# WHAT IS BEING ASKED
Copy all the data exactly, except the pictures.

»»

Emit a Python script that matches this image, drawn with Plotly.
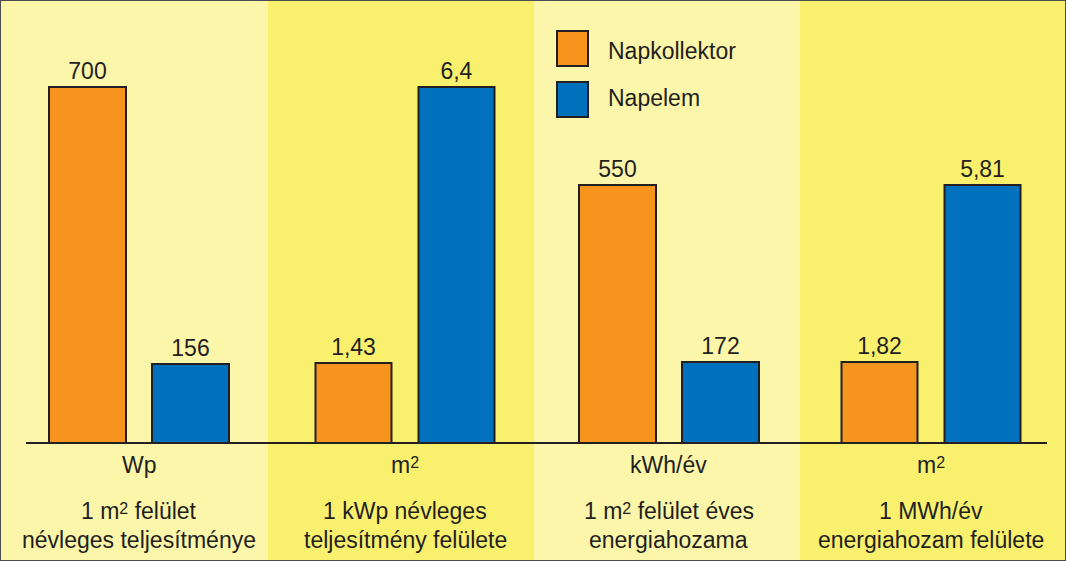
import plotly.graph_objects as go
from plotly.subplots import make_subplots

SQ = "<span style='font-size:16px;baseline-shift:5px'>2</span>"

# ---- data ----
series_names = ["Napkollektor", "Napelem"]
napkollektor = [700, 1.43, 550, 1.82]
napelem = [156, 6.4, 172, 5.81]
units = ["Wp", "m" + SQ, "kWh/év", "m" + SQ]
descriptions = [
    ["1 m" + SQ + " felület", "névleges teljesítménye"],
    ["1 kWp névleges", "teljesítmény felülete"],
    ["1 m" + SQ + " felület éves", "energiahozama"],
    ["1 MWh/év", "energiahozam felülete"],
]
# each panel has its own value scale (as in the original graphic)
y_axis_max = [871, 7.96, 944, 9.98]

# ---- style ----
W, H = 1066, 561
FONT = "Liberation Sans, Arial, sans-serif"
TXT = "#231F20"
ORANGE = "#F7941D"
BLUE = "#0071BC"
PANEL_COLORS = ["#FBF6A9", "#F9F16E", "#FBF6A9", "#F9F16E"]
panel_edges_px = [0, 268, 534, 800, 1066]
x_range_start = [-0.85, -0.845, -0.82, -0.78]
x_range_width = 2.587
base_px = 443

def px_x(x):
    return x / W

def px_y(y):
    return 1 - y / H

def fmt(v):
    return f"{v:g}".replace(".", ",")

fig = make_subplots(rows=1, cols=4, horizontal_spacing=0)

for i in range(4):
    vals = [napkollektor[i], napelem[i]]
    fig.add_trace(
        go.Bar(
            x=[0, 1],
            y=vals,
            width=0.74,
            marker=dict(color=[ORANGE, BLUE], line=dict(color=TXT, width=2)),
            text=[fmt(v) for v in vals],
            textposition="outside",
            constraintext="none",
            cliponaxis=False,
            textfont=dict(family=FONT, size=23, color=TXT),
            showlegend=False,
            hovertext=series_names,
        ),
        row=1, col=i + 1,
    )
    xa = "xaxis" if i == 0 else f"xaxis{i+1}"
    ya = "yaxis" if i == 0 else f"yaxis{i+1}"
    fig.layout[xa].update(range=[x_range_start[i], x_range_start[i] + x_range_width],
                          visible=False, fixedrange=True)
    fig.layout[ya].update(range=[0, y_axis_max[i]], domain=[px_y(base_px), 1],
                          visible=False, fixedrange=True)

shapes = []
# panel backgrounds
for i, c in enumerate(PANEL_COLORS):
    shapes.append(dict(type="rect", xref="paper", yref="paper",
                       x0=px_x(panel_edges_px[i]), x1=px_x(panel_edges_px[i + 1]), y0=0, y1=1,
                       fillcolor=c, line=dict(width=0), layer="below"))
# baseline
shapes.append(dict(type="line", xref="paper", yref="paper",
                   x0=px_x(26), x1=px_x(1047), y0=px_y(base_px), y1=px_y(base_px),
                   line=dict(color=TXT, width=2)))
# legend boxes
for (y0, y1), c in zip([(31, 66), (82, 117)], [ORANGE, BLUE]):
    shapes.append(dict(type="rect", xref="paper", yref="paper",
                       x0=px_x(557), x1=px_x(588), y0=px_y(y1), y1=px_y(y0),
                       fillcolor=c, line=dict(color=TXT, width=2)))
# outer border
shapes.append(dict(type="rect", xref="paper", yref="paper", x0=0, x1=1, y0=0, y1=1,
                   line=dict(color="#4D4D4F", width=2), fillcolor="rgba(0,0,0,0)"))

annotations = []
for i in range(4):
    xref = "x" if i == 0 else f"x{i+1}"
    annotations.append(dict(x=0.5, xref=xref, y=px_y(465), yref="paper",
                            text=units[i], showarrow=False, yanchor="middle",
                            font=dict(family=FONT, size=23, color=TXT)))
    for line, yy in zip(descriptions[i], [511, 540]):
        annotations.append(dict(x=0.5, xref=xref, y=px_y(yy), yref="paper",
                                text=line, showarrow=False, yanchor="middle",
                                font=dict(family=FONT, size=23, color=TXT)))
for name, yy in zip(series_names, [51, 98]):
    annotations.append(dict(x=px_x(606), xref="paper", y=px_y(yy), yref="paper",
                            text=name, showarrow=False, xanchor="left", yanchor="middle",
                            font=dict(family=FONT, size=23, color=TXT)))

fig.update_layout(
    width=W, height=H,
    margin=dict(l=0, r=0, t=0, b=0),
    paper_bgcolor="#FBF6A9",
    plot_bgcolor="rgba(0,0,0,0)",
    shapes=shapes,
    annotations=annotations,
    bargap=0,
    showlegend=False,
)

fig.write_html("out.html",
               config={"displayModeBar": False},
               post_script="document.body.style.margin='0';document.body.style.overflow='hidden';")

««

# COMPLETE OUTPUT
Emit a Python script that matches this image, drawn with Plotly.
import plotly.graph_objects as go
from plotly.subplots import make_subplots

SQ = "<span style='font-size:16px;baseline-shift:5px'>2</span>"

# ---- data ----
series_names = ["Napkollektor", "Napelem"]
napkollektor = [700, 1.43, 550, 1.82]
napelem = [156, 6.4, 172, 5.81]
units = ["Wp", "m" + SQ, "kWh/év", "m" + SQ]
descriptions = [
    ["1 m" + SQ + " felület", "névleges teljesítménye"],
    ["1 kWp névleges", "teljesítmény felülete"],
    ["1 m" + SQ + " felület éves", "energiahozama"],
    ["1 MWh/év", "energiahozam felülete"],
]
# each panel has its own value scale (as in the original graphic)
y_axis_max = [871, 7.96, 944, 9.98]

# ---- style ----
W, H = 1066, 561
FONT = "Liberation Sans, Arial, sans-serif"
TXT = "#231F20"
ORANGE = "#F7941D"
BLUE = "#0071BC"
PANEL_COLORS = ["#FBF6A9", "#F9F16E", "#FBF6A9", "#F9F16E"]
panel_edges_px = [0, 268, 534, 800, 1066]
x_range_start = [-0.85, -0.845, -0.82, -0.78]
x_range_width = 2.587
base_px = 443

def px_x(x):
    return x / W

def px_y(y):
    return 1 - y / H

def fmt(v):
    return f"{v:g}".replace(".", ",")

fig = make_subplots(rows=1, cols=4, horizontal_spacing=0)

for i in range(4):
    vals = [napkollektor[i], napelem[i]]
    fig.add_trace(
        go.Bar(
            x=[0, 1],
            y=vals,
            width=0.74,
            marker=dict(color=[ORANGE, BLUE], line=dict(color=TXT, width=2)),
            text=[fmt(v) for v in vals],
            textposition="outside",
            constraintext="none",
            cliponaxis=False,
            textfont=dict(family=FONT, size=23, color=TXT),
            showlegend=False,
            hovertext=series_names,
        ),
        row=1, col=i + 1,
    )
    xa = "xaxis" if i == 0 else f"xaxis{i+1}"
    ya = "yaxis" if i == 0 else f"yaxis{i+1}"
    fig.layout[xa].update(range=[x_range_start[i], x_range_start[i] + x_range_width],
                          visible=False, fixedrange=True)
    fig.layout[ya].update(range=[0, y_axis_max[i]], domain=[px_y(base_px), 1],
                          visible=False, fixedrange=True)

shapes = []
# panel backgrounds
for i, c in enumerate(PANEL_COLORS):
    shapes.append(dict(type="rect", xref="paper", yref="paper",
                       x0=px_x(panel_edges_px[i]), x1=px_x(panel_edges_px[i + 1]), y0=0, y1=1,
                       fillcolor=c, line=dict(width=0), layer="below"))
# baseline
shapes.append(dict(type="line", xref="paper", yref="paper",
                   x0=px_x(26), x1=px_x(1047), y0=px_y(base_px), y1=px_y(base_px),
                   line=dict(color=TXT, width=2)))
# legend boxes
for (y0, y1), c in zip([(31, 66), (82, 117)], [ORANGE, BLUE]):
    shapes.append(dict(type="rect", xref="paper", yref="paper",
                       x0=px_x(557), x1=px_x(588), y0=px_y(y1), y1=px_y(y0),
                       fillcolor=c, line=dict(color=TXT, width=2)))
# outer border
shapes.append(dict(type="rect", xref="paper", yref="paper", x0=0, x1=1, y0=0, y1=1,
                   line=dict(color="#4D4D4F", width=2), fillcolor="rgba(0,0,0,0)"))

annotations = []
for i in range(4):
    xref = "x" if i == 0 else f"x{i+1}"
    annotations.append(dict(x=0.5, xref=xref, y=px_y(465), yref="paper",
                            text=units[i], showarrow=False, yanchor="middle",
                            font=dict(family=FONT, size=23, color=TXT)))
    for line, yy in zip(descriptions[i], [511, 540]):
        annotations.append(dict(x=0.5, xref=xref, y=px_y(yy), yref="paper",
                                text=line, showarrow=False, yanchor="middle",
                                font=dict(family=FONT, size=23, color=TXT)))
for name, yy in zip(series_names, [51, 98]):
    annotations.append(dict(x=px_x(606), xref="paper", y=px_y(yy), yref="paper",
                            text=name, showarrow=False, xanchor="left", yanchor="middle",
                            font=dict(family=FONT, size=23, color=TXT)))

fig.update_layout(
    width=W, height=H,
    margin=dict(l=0, r=0, t=0, b=0),
    paper_bgcolor="#FBF6A9",
    plot_bgcolor="rgba(0,0,0,0)",
    shapes=shapes,
    annotations=annotations,
    bargap=0,
    showlegend=False,
)

fig.write_html("out.html",
               config={"displayModeBar": False},
               post_script="document.body.style.margin='0';document.body.style.overflow='hidden';")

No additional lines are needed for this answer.